In "Mitter SK, Newton NJ. A Variational Approach to Nonlinear Estimation. SIAM J Control Optim. 2003 Jan;42(5):1813–33", it is shown that the path estimation measure $P_{X|Y}(\cdot,y)$ for stochastic system $$dX_t=f(X_t)dt+g(X_t)dW_t,$$ $$dY_t=h(X_t)dt+dV_t,$$
can be represented by a controlled diffusion process
$$d\tilde X_t=\Big(f(\tilde X_t)+g(\tilde X_t)^2u(\tilde X_t,t,y)\Big)dt+g(\tilde X_t)d\tilde W_t,$$
where for each observation path $y$, $u(x,t,y)=\partial_x v(x,t,y)$, where $v$ is the solution to the backward stochastic partial differential equation
$$dv=-\mathcal{A}v dt- h(x)v dY_t, \quad v(x,T,y)=1,$$
called the Pardoux equation.

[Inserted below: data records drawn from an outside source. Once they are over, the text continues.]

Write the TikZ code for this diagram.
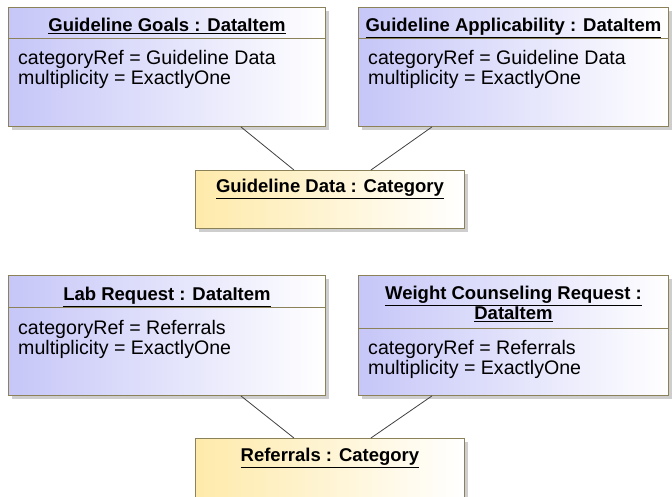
\documentclass[tikz,border=0pt]{standalone}
\usepackage{fontspec}
\setmainfont{Liberation Sans}
\usetikzlibrary{shapes, shadows, positioning, calc}

\definecolor{umlborder}{RGB}{140,130,90}
\definecolor{itemblue}{RGB}{198,198,248}
\definecolor{catyellow}{RGB}{254,234,170}
\definecolor{linegray}{RGB}{64,64,64}
\newcommand{\umlfont}{\fontsize{18.5}{20}\selectfont}
\newcommand{\attrfont}{\fontsize{19.6}{20}\selectfont}

\begin{document}
\begin{tikzpicture}[
  x=1pt, y=-1pt,
  item/.style={rectangle, draw=umlborder, line width=0.9pt, left color=itemblue, right color=white, anchor=north west, inner sep=0pt, drop shadow={shadow xshift=4pt, shadow yshift=-4pt, fill=black!38}},
  category/.style={item, left color=catyellow, right color=white},
  head/.style={font=\umlfont\bfseries, align=center, inner sep=0pt},
  attr/.style={font=\attrfont, align=left, inner sep=0pt},
  divider/.style={draw=umlborder, line width=0.9pt},
  assoc/.style={draw=linegray, line width=0.8pt}
]
\useasboundingbox (0,0) rectangle (672,497);

% Guideline Data
\node[item, minimum width=317pt, minimum height=119pt] (goals) at (8,7) {};
\node[head, below=11pt of goals.north] (goalshead) {\underline{Guideline Goals : DataItem}};
\coordinate (goalsdiv) at ($(goals.north west)+(0,31)$);
\draw[divider] (goalsdiv) -- (goalsdiv -| goals.east);
\node[attr, below right=12pt and 10pt of goalsdiv] (goalsattr) {categoryRef = Guideline Data\\multiplicity = ExactlyOne};

\node[item, minimum width=310pt, minimum height=119pt] (applic) at (358,7) {};
\node[head, below=11pt of applic.north] (applichead) {\underline{Guideline Applicability : DataItem}};
\coordinate (applicdiv) at ($(applic.north west)+(0,31)$);
\draw[divider] (applicdiv) -- (applicdiv -| applic.east);
\node[attr, below right=12pt and 10pt of applicdiv] (applicattr) {categoryRef = Guideline Data\\multiplicity = ExactlyOne};

\node[category, minimum width=269pt, minimum height=58pt] (gdata) at (195,170) {};
\node[head, below=9pt of gdata.north] (gdatahead) {\underline{Guideline Data : Category}};

% Referrals
\node[item, minimum width=317pt, minimum height=120pt] (lab) at (8,275) {};
\node[head, below=12pt of lab.north] (labhead) {\underline{Lab Request : DataItem}};
\coordinate (labdiv) at ($(lab.north west)+(0,32)$);
\draw[divider] (labdiv) -- (labdiv -| lab.east);
\node[attr, below right=13pt and 10pt of labdiv] (labattr) {categoryRef = Referrals\\multiplicity = ExactlyOne};

\node[item, minimum width=310pt, minimum height=120pt] (weight) at (358,275) {};
\node[head, below=11pt of weight.north] (weighthead) {\underline{Weight Counseling Request :}\\\underline{DataItem}};
\coordinate (weightdiv) at ($(weight.north west)+(0,53)$);
\draw[divider] (weightdiv) -- (weightdiv -| weight.east);
\node[attr, below right=12pt and 10pt of weightdiv] (weightattr) {categoryRef = Referrals\\multiplicity = ExactlyOne};

\node[category, minimum width=269pt, minimum height=60pt] (referrals) at (195,438) {};
\node[head, below=10pt of referrals.north] (referralshead) {\underline{Referrals : Category}};

% Connections
\draw[assoc] ([xshift=-85pt]goals.south east) -- ([xshift=-36pt]gdata.north);
\draw[assoc] ([xshift=74pt]applic.south west) -- ([xshift=41pt]gdata.north);
\draw[assoc] ([xshift=-85pt]lab.south east) -- ([xshift=-36pt]referrals.north);
\draw[assoc] ([xshift=74pt]weight.south west) -- ([xshift=41pt]referrals.north);

\end{tikzpicture}
\end{document}
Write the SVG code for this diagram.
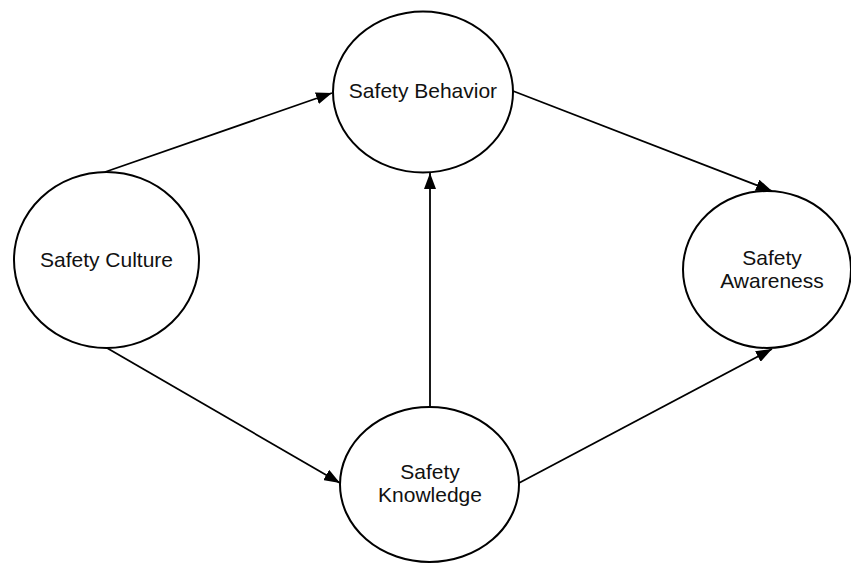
<svg xmlns="http://www.w3.org/2000/svg" width="851" height="563" viewBox="0 0 851 563">
<defs>
<style>
.node ellipse{fill:#fff;stroke:#000;stroke-width:2}
.node text{font-family:"Liberation Sans",Arial,sans-serif;font-size:21px;fill:#111;text-anchor:middle;dominant-baseline:central}
.edges line{stroke:#000;stroke-width:1.8;marker-end:url(#arr)}
</style>
<marker id="arr" markerUnits="userSpaceOnUse" markerWidth="17" markerHeight="12" refX="16" refY="6" orient="auto">
<path d="M0,0 L16,6 L0,12 Z" fill="#000"/>
</marker>
</defs>
<rect width="851" height="563" fill="#fff"/>
<g class="edges" id="connectors">
<line x1="105" y1="172" x2="332" y2="93"/>
<line x1="513" y1="91" x2="772" y2="191"/>
<line x1="430" y1="407" x2="430" y2="173"/>
<line x1="107" y1="348" x2="340" y2="483"/>
<line x1="519" y1="483" x2="772" y2="349"/>
</g>
<g class="node" id="safety-behavior">
<ellipse cx="423" cy="92" rx="90" ry="80.5"/>
<text x="423" y="90">Safety Behavior</text>
</g>
<g class="node" id="safety-culture">
<ellipse cx="106.5" cy="260" rx="92.5" ry="88"/>
<text x="106.5" y="259">Safety Culture</text>
</g>
<g class="node" id="safety-awareness">
<ellipse cx="767" cy="269.5" rx="84" ry="78.5"/>
<text x="772" y="257">Safety</text>
<text x="772" y="280">Awareness</text>
</g>
<g class="node" id="safety-knowledge">
<ellipse cx="429.5" cy="484.5" rx="89.5" ry="77.5"/>
<text x="430" y="471">Safety</text>
<text x="430" y="494">Knowledge</text>
</g>
</svg>
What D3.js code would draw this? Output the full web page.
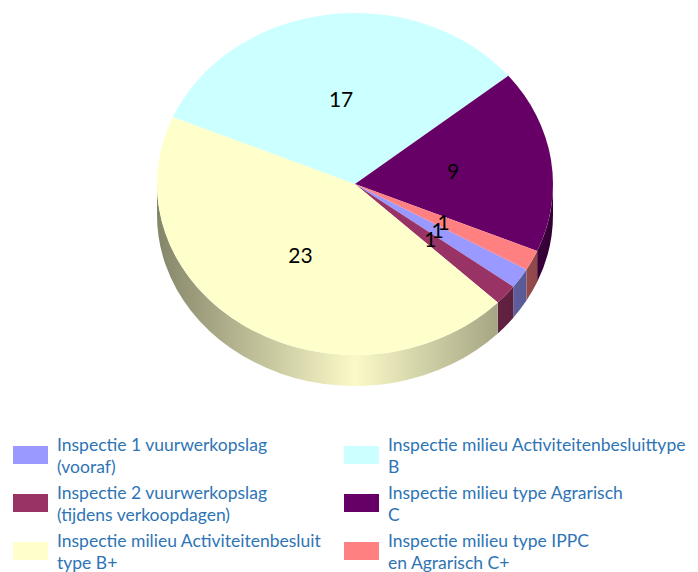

Here, $\mathcal A$ denotes the infinitesimal generator of $X$.
I would like to know whether there is a similar representation for the filtering distribution $\pi_t(\cdot, y^t)$. There is a short remark about something along these lines in the above-mentioned paper, so it might be that this is already reported in the literature.